Give every line again exactly as it appears, please, but not the pictures.

>> BEGIN Supplied data

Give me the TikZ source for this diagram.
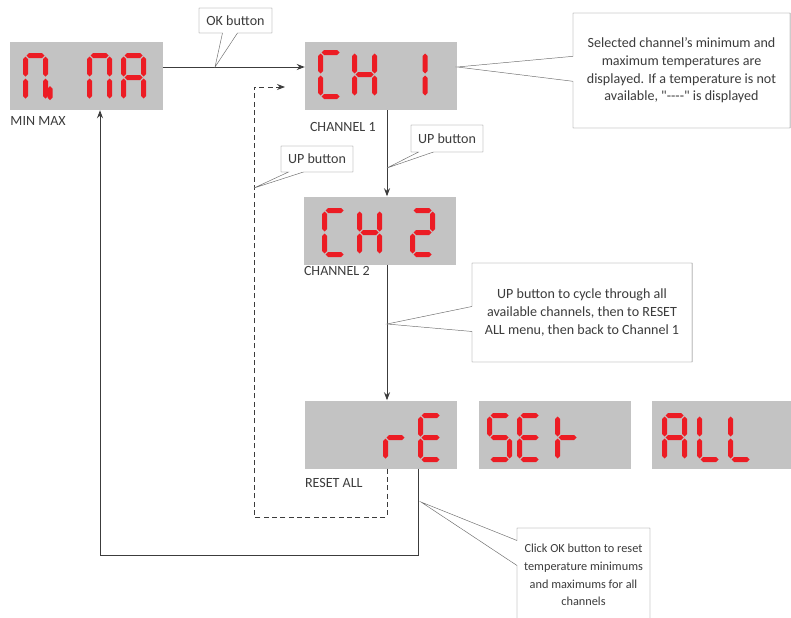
\documentclass[tikz,border=0pt]{standalone}
\usepackage{fontspec}
\setmainfont{Carlito}
\usetikzlibrary{arrows.meta,positioning,shapes.callouts,calc}
\definecolor{dispgray}{RGB}{195,195,195}
\definecolor{segred}{RGB}{236,28,36}
\definecolor{linegray}{RGB}{60,60,60}
\definecolor{notegray}{RGB}{110,110,110}
\tikzset{
    dispbox/.style={fill=dispgray, minimum width=4.56cm, minimum height=2.04cm, inner sep=0pt},
    lbl/.style={font=\fontsize{12}{14}\selectfont, text=linegray, inner sep=0pt},
    note/.style={rectangle callout, draw=notegray, fill=white, align=center,
        font=\fontsize{12}{15}\selectfont, text=linegray, inner sep=2pt},
    flowline/.style={draw=linegray, line width=0.8pt},
    flowarrow/.style={flowline, -{Stealth[length=2.4mm, width=1.8mm]}}
}
% seven segment pieces (px, y down)
\newcommand{\segh}[3]{\fill[segred] (#1,#3) -- (#1+2.5,#3-2.5) -- (#2-2.5,#3-2.5) -- (#2,#3) -- (#2-2.5,#3+2.5) -- (#1+2.5,#3+2.5) -- cycle;}
\newcommand{\segv}[3]{\fill[segred] (#1,#2) -- (#1+2.5,#2+2.5) -- (#1+2.5,#3-2.5) -- (#1,#3) -- (#1-2.5,#3-2.5) -- (#1-2.5,#2+2.5) -- cycle;}
\newcommand{\dsega}[2]{\segh{#1+1}{#1+19}{#2}}
\newcommand{\dsegb}[2]{\segv{#1+20}{#2+1}{#2+21}}
\newcommand{\dsegc}[2]{\segv{#1+20}{#2+23}{#2+43}}
\newcommand{\dsegd}[2]{\segh{#1+1}{#1+19}{#2+44}}
\newcommand{\dsege}[2]{\segv{#1}{#2+23}{#2+43}}
\newcommand{\dsegf}[2]{\segv{#1}{#2+1}{#2+21}}
\newcommand{\dsegg}[2]{\segh{#1+1}{#1+19}{#2+22}}
\newcommand{\digseg}[3]{\foreach \s in {#3}{\csname dseg\s\endcsname{#1}{#2}}}

\begin{document}
\begin{tikzpicture}[x=0.03cm, y=-0.03cm]
\useasboundingbox (0,0) rectangle (791,617);
% display boxes
\node[dispbox] (minmax) at (86.5,76) {};
\node[dispbox] (ch1) at (381,76) {};
\node[dispbox] (ch2) at (380,230.5) {};
\node[dispbox] (rst) at (381,434.5) {};
\node[dispbox] (set) at (554.5,435) {};
\node[dispbox] (all) at (728,435) {};
% red digits
\digseg{25.5}{55.5}{a,b,c,e,f}
\segv{50}{86}{100}
\digseg{89.5}{55.5}{a,b,c,e,f}
\digseg{123.5}{55.5}{a,b,c,e,f,g}
\digseg{320.5}{52.5}{a,d,e,f}
\digseg{354.5}{52.5}{b,c,e,f,g}
\digseg{425}{52.5}{e,f}
\digseg{324.5}{210.5}{a,d,e,f}
\digseg{359.5}{210.5}{b,c,e,f,g}
\digseg{412.5}{210.5}{a,b,d,e,g}
\digseg{385.5}{415.5}{e,g}
\digseg{420.5}{415.5}{a,d,e,f,g}
\digseg{489.5}{415.5}{a,c,d,f,g}
\digseg{519.5}{415.5}{a,d,e,f,g}
\digseg{557.5}{415.5}{e,f,g}
\digseg{664.5}{415.5}{a,b,c,e,f,g}
\digseg{699.5}{415.5}{d,e,f}
\digseg{730.5}{415.5}{d,e,f}
% labels
\node[lbl, below right=5pt and 0pt of minmax.south west] (minmaxlbl) {MIN MAX};
\node[lbl, below right=10pt and 0.15cm of ch1.south west] (ch1lbl) {CHANNEL 1};
\node[lbl, below right=1pt and 0pt of ch2.south west] (ch2lbl) {CHANNEL 2};
\node[lbl, below right=8pt and 0pt of rst.south west] (rstlbl) {RESET ALL};
% helper points
\coordinate (colx) at (387,0);
\coordinate (okx) at (418,0);
\coordinate (oktip) at (215,67);
\coordinate (uptipr) at (387,168);
\coordinate (uptipl) at (254,188);
\coordinate (cycletip) at (387,324);
\coordinate (clicktip) at (421,502);
\coordinate (dashlow) at (254,517);
\coordinate (dashend) at (285,87);
\coordinate (loopbottom) at (100,555);
% connectors
\draw[flowarrow] ([yshift=2.7mm]minmax.east) -- ([yshift=2.7mm]ch1.west);
\draw[flowarrow] (ch1.south -| colx) -- (ch2.north -| colx);
\draw[flowarrow] (ch2.south -| colx) -- (rst.north -| colx);
\draw[flowarrow, dash pattern=on 1.5mm off 1mm] (rst.south -| colx) |- (dashlow) |- (dashend);
\draw[flowarrow] (rst.south -| okx) |- (loopbottom) -- (minmax.south -| loopbottom);
% callouts
\node[note, minimum width=2.19cm, minimum height=0.75cm, callout pointer width=0.45cm,
    callout absolute pointer={(oktip)}] (okbtn) at (235.5,20.5) {OK button};
\node[note, minimum width=6.51cm, minimum height=3.45cm, callout pointer width=0.75cm,
    callout absolute pointer={([yshift=2.7mm]ch1.east)}] (selnote) at (681.5,70.5)
    {Selected channel’s minimum and\\maximum temperatures are\\displayed. If a temperature is not\\available, \textquotedbl\mbox{-}\mbox{-}\mbox{-}\mbox{-}\textquotedbl{} is displayed};
\node[note, minimum width=2.16cm, minimum height=0.81cm, callout pointer width=0.45cm,
    callout absolute pointer={(uptipr)}] (upright) at (447,138.5) {UP button};
\node[note, minimum width=2.16cm, minimum height=0.78cm, callout pointer width=0.45cm,
    callout absolute pointer={(uptipl)}] (upleft) at (317,159) {UP button};
\node[note, minimum width=6.6cm, minimum height=2.97cm, callout pointer width=0.75cm,
    callout absolute pointer={(cycletip)}] (cyclenote) at (582,312.5)
    {UP button to cycle through all\\available channels, then to RESET\\ALL menu, then back to Channel 1};
\node[note, minimum width=3.99cm, minimum height=2.82cm, callout pointer width=0.75cm,
    font=\fontsize{10.5}{15}\selectfont,
    callout absolute pointer={(clicktip)}] (clicknote) at (583.5,575)
    {Click OK button to reset\\temperature minimums\\and maximums for all\\channels};
\end{tikzpicture}
\end{document}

>> END Supplied data

**Reply to the task**
Give me the TikZ source for this diagram.
\documentclass[tikz,border=0pt]{standalone}
\usepackage{fontspec}
\setmainfont{Carlito}
\usetikzlibrary{arrows.meta,positioning,shapes.callouts,calc}
\definecolor{dispgray}{RGB}{195,195,195}
\definecolor{segred}{RGB}{236,28,36}
\definecolor{linegray}{RGB}{60,60,60}
\definecolor{notegray}{RGB}{110,110,110}
\tikzset{
    dispbox/.style={fill=dispgray, minimum width=4.56cm, minimum height=2.04cm, inner sep=0pt},
    lbl/.style={font=\fontsize{12}{14}\selectfont, text=linegray, inner sep=0pt},
    note/.style={rectangle callout, draw=notegray, fill=white, align=center,
        font=\fontsize{12}{15}\selectfont, text=linegray, inner sep=2pt},
    flowline/.style={draw=linegray, line width=0.8pt},
    flowarrow/.style={flowline, -{Stealth[length=2.4mm, width=1.8mm]}}
}
% seven segment pieces (px, y down)
\newcommand{\segh}[3]{\fill[segred] (#1,#3) -- (#1+2.5,#3-2.5) -- (#2-2.5,#3-2.5) -- (#2,#3) -- (#2-2.5,#3+2.5) -- (#1+2.5,#3+2.5) -- cycle;}
\newcommand{\segv}[3]{\fill[segred] (#1,#2) -- (#1+2.5,#2+2.5) -- (#1+2.5,#3-2.5) -- (#1,#3) -- (#1-2.5,#3-2.5) -- (#1-2.5,#2+2.5) -- cycle;}
\newcommand{\dsega}[2]{\segh{#1+1}{#1+19}{#2}}
\newcommand{\dsegb}[2]{\segv{#1+20}{#2+1}{#2+21}}
\newcommand{\dsegc}[2]{\segv{#1+20}{#2+23}{#2+43}}
\newcommand{\dsegd}[2]{\segh{#1+1}{#1+19}{#2+44}}
\newcommand{\dsege}[2]{\segv{#1}{#2+23}{#2+43}}
\newcommand{\dsegf}[2]{\segv{#1}{#2+1}{#2+21}}
\newcommand{\dsegg}[2]{\segh{#1+1}{#1+19}{#2+22}}
\newcommand{\digseg}[3]{\foreach \s in {#3}{\csname dseg\s\endcsname{#1}{#2}}}

\begin{document}
\begin{tikzpicture}[x=0.03cm, y=-0.03cm]
\useasboundingbox (0,0) rectangle (791,617);
% display boxes
\node[dispbox] (minmax) at (86.5,76) {};
\node[dispbox] (ch1) at (381,76) {};
\node[dispbox] (ch2) at (380,230.5) {};
\node[dispbox] (rst) at (381,434.5) {};
\node[dispbox] (set) at (554.5,435) {};
\node[dispbox] (all) at (728,435) {};
% red digits
\digseg{25.5}{55.5}{a,b,c,e,f}
\segv{50}{86}{100}
\digseg{89.5}{55.5}{a,b,c,e,f}
\digseg{123.5}{55.5}{a,b,c,e,f,g}
\digseg{320.5}{52.5}{a,d,e,f}
\digseg{354.5}{52.5}{b,c,e,f,g}
\digseg{425}{52.5}{e,f}
\digseg{324.5}{210.5}{a,d,e,f}
\digseg{359.5}{210.5}{b,c,e,f,g}
\digseg{412.5}{210.5}{a,b,d,e,g}
\digseg{385.5}{415.5}{e,g}
\digseg{420.5}{415.5}{a,d,e,f,g}
\digseg{489.5}{415.5}{a,c,d,f,g}
\digseg{519.5}{415.5}{a,d,e,f,g}
\digseg{557.5}{415.5}{e,f,g}
\digseg{664.5}{415.5}{a,b,c,e,f,g}
\digseg{699.5}{415.5}{d,e,f}
\digseg{730.5}{415.5}{d,e,f}
% labels
\node[lbl, below right=5pt and 0pt of minmax.south west] (minmaxlbl) {MIN MAX};
\node[lbl, below right=10pt and 0.15cm of ch1.south west] (ch1lbl) {CHANNEL 1};
\node[lbl, below right=1pt and 0pt of ch2.south west] (ch2lbl) {CHANNEL 2};
\node[lbl, below right=8pt and 0pt of rst.south west] (rstlbl) {RESET ALL};
% helper points
\coordinate (colx) at (387,0);
\coordinate (okx) at (418,0);
\coordinate (oktip) at (215,67);
\coordinate (uptipr) at (387,168);
\coordinate (uptipl) at (254,188);
\coordinate (cycletip) at (387,324);
\coordinate (clicktip) at (421,502);
\coordinate (dashlow) at (254,517);
\coordinate (dashend) at (285,87);
\coordinate (loopbottom) at (100,555);
% connectors
\draw[flowarrow] ([yshift=2.7mm]minmax.east) -- ([yshift=2.7mm]ch1.west);
\draw[flowarrow] (ch1.south -| colx) -- (ch2.north -| colx);
\draw[flowarrow] (ch2.south -| colx) -- (rst.north -| colx);
\draw[flowarrow, dash pattern=on 1.5mm off 1mm] (rst.south -| colx) |- (dashlow) |- (dashend);
\draw[flowarrow] (rst.south -| okx) |- (loopbottom) -- (minmax.south -| loopbottom);
% callouts
\node[note, minimum width=2.19cm, minimum height=0.75cm, callout pointer width=0.45cm,
    callout absolute pointer={(oktip)}] (okbtn) at (235.5,20.5) {OK button};
\node[note, minimum width=6.51cm, minimum height=3.45cm, callout pointer width=0.75cm,
    callout absolute pointer={([yshift=2.7mm]ch1.east)}] (selnote) at (681.5,70.5)
    {Selected channel’s minimum and\\maximum temperatures are\\displayed. If a temperature is not\\available, \textquotedbl\mbox{-}\mbox{-}\mbox{-}\mbox{-}\textquotedbl{} is displayed};
\node[note, minimum width=2.16cm, minimum height=0.81cm, callout pointer width=0.45cm,
    callout absolute pointer={(uptipr)}] (upright) at (447,138.5) {UP button};
\node[note, minimum width=2.16cm, minimum height=0.78cm, callout pointer width=0.45cm,
    callout absolute pointer={(uptipl)}] (upleft) at (317,159) {UP button};
\node[note, minimum width=6.6cm, minimum height=2.97cm, callout pointer width=0.75cm,
    callout absolute pointer={(cycletip)}] (cyclenote) at (582,312.5)
    {UP button to cycle through all\\available channels, then to RESET\\ALL menu, then back to Channel 1};
\node[note, minimum width=3.99cm, minimum height=2.82cm, callout pointer width=0.75cm,
    font=\fontsize{10.5}{15}\selectfont,
    callout absolute pointer={(clicktip)}] (clicknote) at (583.5,575)
    {Click OK button to reset\\temperature minimums\\and maximums for all\\channels};
\end{tikzpicture}
\end{document}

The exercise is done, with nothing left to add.